Given instruction :: Exactly reproduce the lines that follow.

Data extracted from a collection ::
══════════════════════════════

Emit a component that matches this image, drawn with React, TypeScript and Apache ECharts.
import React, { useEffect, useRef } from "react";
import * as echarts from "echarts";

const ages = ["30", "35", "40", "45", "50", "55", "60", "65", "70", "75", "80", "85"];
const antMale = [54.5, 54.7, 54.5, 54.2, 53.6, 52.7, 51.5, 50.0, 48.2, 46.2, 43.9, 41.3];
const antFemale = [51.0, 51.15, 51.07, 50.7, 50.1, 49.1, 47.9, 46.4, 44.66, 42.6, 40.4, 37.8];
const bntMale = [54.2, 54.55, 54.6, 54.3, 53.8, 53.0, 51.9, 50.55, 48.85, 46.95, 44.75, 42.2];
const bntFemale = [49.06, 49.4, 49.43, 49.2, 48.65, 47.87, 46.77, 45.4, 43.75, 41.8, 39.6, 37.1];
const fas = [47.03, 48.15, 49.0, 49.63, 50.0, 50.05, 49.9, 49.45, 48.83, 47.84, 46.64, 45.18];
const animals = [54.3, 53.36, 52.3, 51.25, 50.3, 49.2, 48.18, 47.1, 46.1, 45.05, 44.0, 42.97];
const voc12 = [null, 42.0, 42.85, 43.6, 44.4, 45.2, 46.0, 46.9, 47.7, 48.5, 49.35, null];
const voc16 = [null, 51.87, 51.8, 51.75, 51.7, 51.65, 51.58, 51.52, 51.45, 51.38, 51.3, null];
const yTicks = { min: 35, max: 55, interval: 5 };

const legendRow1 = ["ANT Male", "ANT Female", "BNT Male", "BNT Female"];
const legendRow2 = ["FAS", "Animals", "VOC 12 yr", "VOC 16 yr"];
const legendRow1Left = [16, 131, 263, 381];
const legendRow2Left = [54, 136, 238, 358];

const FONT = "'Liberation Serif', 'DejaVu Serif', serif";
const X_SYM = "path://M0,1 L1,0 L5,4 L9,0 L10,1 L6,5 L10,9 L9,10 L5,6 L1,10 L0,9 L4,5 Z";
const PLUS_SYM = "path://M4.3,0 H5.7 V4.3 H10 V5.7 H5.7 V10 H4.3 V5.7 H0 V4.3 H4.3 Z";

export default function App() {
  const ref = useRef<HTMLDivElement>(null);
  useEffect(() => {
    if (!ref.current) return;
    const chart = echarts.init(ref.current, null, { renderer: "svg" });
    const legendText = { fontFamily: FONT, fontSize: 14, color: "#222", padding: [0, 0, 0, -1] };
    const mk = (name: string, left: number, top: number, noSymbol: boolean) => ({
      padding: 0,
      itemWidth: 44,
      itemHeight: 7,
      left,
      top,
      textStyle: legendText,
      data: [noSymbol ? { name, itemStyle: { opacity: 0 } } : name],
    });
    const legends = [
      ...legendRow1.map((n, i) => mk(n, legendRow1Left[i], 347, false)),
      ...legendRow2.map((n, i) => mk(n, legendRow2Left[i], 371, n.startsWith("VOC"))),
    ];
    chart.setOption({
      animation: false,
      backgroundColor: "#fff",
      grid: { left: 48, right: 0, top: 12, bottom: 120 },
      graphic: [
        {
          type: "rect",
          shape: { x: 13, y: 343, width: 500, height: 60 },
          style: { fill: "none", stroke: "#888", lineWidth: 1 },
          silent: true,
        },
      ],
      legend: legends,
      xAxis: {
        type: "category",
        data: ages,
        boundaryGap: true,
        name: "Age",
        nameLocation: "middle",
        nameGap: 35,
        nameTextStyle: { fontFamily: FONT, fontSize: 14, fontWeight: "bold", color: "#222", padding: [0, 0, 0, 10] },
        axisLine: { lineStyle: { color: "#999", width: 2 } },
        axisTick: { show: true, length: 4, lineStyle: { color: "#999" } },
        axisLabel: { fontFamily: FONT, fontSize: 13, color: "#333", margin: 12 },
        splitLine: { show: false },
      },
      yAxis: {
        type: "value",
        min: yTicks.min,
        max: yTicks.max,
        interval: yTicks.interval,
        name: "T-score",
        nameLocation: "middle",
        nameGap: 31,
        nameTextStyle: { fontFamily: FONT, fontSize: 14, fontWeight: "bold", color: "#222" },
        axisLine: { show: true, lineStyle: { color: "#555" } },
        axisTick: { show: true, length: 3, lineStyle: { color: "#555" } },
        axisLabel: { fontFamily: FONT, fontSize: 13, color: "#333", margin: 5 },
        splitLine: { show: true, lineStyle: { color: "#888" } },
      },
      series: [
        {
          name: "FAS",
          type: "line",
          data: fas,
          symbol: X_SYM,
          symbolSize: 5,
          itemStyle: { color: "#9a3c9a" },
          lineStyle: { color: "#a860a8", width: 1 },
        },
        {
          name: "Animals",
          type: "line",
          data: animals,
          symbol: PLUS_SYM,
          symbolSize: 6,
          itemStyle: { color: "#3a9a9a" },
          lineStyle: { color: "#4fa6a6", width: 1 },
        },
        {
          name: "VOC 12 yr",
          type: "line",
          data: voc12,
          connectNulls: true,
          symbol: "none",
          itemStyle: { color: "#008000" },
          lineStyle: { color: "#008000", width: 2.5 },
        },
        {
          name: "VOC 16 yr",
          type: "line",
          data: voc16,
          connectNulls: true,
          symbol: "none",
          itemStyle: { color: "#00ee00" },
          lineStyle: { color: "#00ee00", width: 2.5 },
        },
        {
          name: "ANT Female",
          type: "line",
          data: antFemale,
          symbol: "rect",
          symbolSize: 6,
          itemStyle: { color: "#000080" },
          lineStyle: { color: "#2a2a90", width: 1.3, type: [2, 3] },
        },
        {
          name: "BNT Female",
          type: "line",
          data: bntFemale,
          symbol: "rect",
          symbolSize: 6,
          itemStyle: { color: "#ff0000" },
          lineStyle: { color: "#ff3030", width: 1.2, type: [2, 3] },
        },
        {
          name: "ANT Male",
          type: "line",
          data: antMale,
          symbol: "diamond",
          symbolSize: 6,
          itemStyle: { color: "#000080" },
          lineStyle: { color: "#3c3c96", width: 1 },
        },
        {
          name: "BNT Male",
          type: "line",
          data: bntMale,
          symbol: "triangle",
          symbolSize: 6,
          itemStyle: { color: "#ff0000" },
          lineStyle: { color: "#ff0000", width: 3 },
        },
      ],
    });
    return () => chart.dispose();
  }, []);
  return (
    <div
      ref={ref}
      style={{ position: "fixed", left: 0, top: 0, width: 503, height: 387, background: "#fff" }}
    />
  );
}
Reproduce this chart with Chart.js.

══════════════════════════════

Solved exercise ::
Emit a component that matches this image, drawn with React, TypeScript and Apache ECharts.
import React, { useEffect, useRef } from "react";
import * as echarts from "echarts";

const ages = ["30", "35", "40", "45", "50", "55", "60", "65", "70", "75", "80", "85"];
const antMale = [54.5, 54.7, 54.5, 54.2, 53.6, 52.7, 51.5, 50.0, 48.2, 46.2, 43.9, 41.3];
const antFemale = [51.0, 51.15, 51.07, 50.7, 50.1, 49.1, 47.9, 46.4, 44.66, 42.6, 40.4, 37.8];
const bntMale = [54.2, 54.55, 54.6, 54.3, 53.8, 53.0, 51.9, 50.55, 48.85, 46.95, 44.75, 42.2];
const bntFemale = [49.06, 49.4, 49.43, 49.2, 48.65, 47.87, 46.77, 45.4, 43.75, 41.8, 39.6, 37.1];
const fas = [47.03, 48.15, 49.0, 49.63, 50.0, 50.05, 49.9, 49.45, 48.83, 47.84, 46.64, 45.18];
const animals = [54.3, 53.36, 52.3, 51.25, 50.3, 49.2, 48.18, 47.1, 46.1, 45.05, 44.0, 42.97];
const voc12 = [null, 42.0, 42.85, 43.6, 44.4, 45.2, 46.0, 46.9, 47.7, 48.5, 49.35, null];
const voc16 = [null, 51.87, 51.8, 51.75, 51.7, 51.65, 51.58, 51.52, 51.45, 51.38, 51.3, null];
const yTicks = { min: 35, max: 55, interval: 5 };

const legendRow1 = ["ANT Male", "ANT Female", "BNT Male", "BNT Female"];
const legendRow2 = ["FAS", "Animals", "VOC 12 yr", "VOC 16 yr"];
const legendRow1Left = [16, 131, 263, 381];
const legendRow2Left = [54, 136, 238, 358];

const FONT = "'Liberation Serif', 'DejaVu Serif', serif";
const X_SYM = "path://M0,1 L1,0 L5,4 L9,0 L10,1 L6,5 L10,9 L9,10 L5,6 L1,10 L0,9 L4,5 Z";
const PLUS_SYM = "path://M4.3,0 H5.7 V4.3 H10 V5.7 H5.7 V10 H4.3 V5.7 H0 V4.3 H4.3 Z";

export default function App() {
  const ref = useRef<HTMLDivElement>(null);
  useEffect(() => {
    if (!ref.current) return;
    const chart = echarts.init(ref.current, null, { renderer: "svg" });
    const legendText = { fontFamily: FONT, fontSize: 14, color: "#222", padding: [0, 0, 0, -1] };
    const mk = (name: string, left: number, top: number, noSymbol: boolean) => ({
      padding: 0,
      itemWidth: 44,
      itemHeight: 7,
      left,
      top,
      textStyle: legendText,
      data: [noSymbol ? { name, itemStyle: { opacity: 0 } } : name],
    });
    const legends = [
      ...legendRow1.map((n, i) => mk(n, legendRow1Left[i], 347, false)),
      ...legendRow2.map((n, i) => mk(n, legendRow2Left[i], 371, n.startsWith("VOC"))),
    ];
    chart.setOption({
      animation: false,
      backgroundColor: "#fff",
      grid: { left: 48, right: 0, top: 12, bottom: 120 },
      graphic: [
        {
          type: "rect",
          shape: { x: 13, y: 343, width: 500, height: 60 },
          style: { fill: "none", stroke: "#888", lineWidth: 1 },
          silent: true,
        },
      ],
      legend: legends,
      xAxis: {
        type: "category",
        data: ages,
        boundaryGap: true,
        name: "Age",
        nameLocation: "middle",
        nameGap: 35,
        nameTextStyle: { fontFamily: FONT, fontSize: 14, fontWeight: "bold", color: "#222", padding: [0, 0, 0, 10] },
        axisLine: { lineStyle: { color: "#999", width: 2 } },
        axisTick: { show: true, length: 4, lineStyle: { color: "#999" } },
        axisLabel: { fontFamily: FONT, fontSize: 13, color: "#333", margin: 12 },
        splitLine: { show: false },
      },
      yAxis: {
        type: "value",
        min: yTicks.min,
        max: yTicks.max,
        interval: yTicks.interval,
        name: "T-score",
        nameLocation: "middle",
        nameGap: 31,
        nameTextStyle: { fontFamily: FONT, fontSize: 14, fontWeight: "bold", color: "#222" },
        axisLine: { show: true, lineStyle: { color: "#555" } },
        axisTick: { show: true, length: 3, lineStyle: { color: "#555" } },
        axisLabel: { fontFamily: FONT, fontSize: 13, color: "#333", margin: 5 },
        splitLine: { show: true, lineStyle: { color: "#888" } },
      },
      series: [
        {
          name: "FAS",
          type: "line",
          data: fas,
          symbol: X_SYM,
          symbolSize: 5,
          itemStyle: { color: "#9a3c9a" },
          lineStyle: { color: "#a860a8", width: 1 },
        },
        {
          name: "Animals",
          type: "line",
          data: animals,
          symbol: PLUS_SYM,
          symbolSize: 6,
          itemStyle: { color: "#3a9a9a" },
          lineStyle: { color: "#4fa6a6", width: 1 },
        },
        {
          name: "VOC 12 yr",
          type: "line",
          data: voc12,
          connectNulls: true,
          symbol: "none",
          itemStyle: { color: "#008000" },
          lineStyle: { color: "#008000", width: 2.5 },
        },
        {
          name: "VOC 16 yr",
          type: "line",
          data: voc16,
          connectNulls: true,
          symbol: "none",
          itemStyle: { color: "#00ee00" },
          lineStyle: { color: "#00ee00", width: 2.5 },
        },
        {
          name: "ANT Female",
          type: "line",
          data: antFemale,
          symbol: "rect",
          symbolSize: 6,
          itemStyle: { color: "#000080" },
          lineStyle: { color: "#2a2a90", width: 1.3, type: [2, 3] },
        },
        {
          name: "BNT Female",
          type: "line",
          data: bntFemale,
          symbol: "rect",
          symbolSize: 6,
          itemStyle: { color: "#ff0000" },
          lineStyle: { color: "#ff3030", width: 1.2, type: [2, 3] },
        },
        {
          name: "ANT Male",
          type: "line",
          data: antMale,
          symbol: "diamond",
          symbolSize: 6,
          itemStyle: { color: "#000080" },
          lineStyle: { color: "#3c3c96", width: 1 },
        },
        {
          name: "BNT Male",
          type: "line",
          data: bntMale,
          symbol: "triangle",
          symbolSize: 6,
          itemStyle: { color: "#ff0000" },
          lineStyle: { color: "#ff0000", width: 3 },
        },
      ],
    });
    return () => chart.dispose();
  }, []);
  return (
    <div
      ref={ref}
      style={{ position: "fixed", left: 0, top: 0, width: 503, height: 387, background: "#fff" }}
    />
  );
}
Reproduce this chart with Chart.js.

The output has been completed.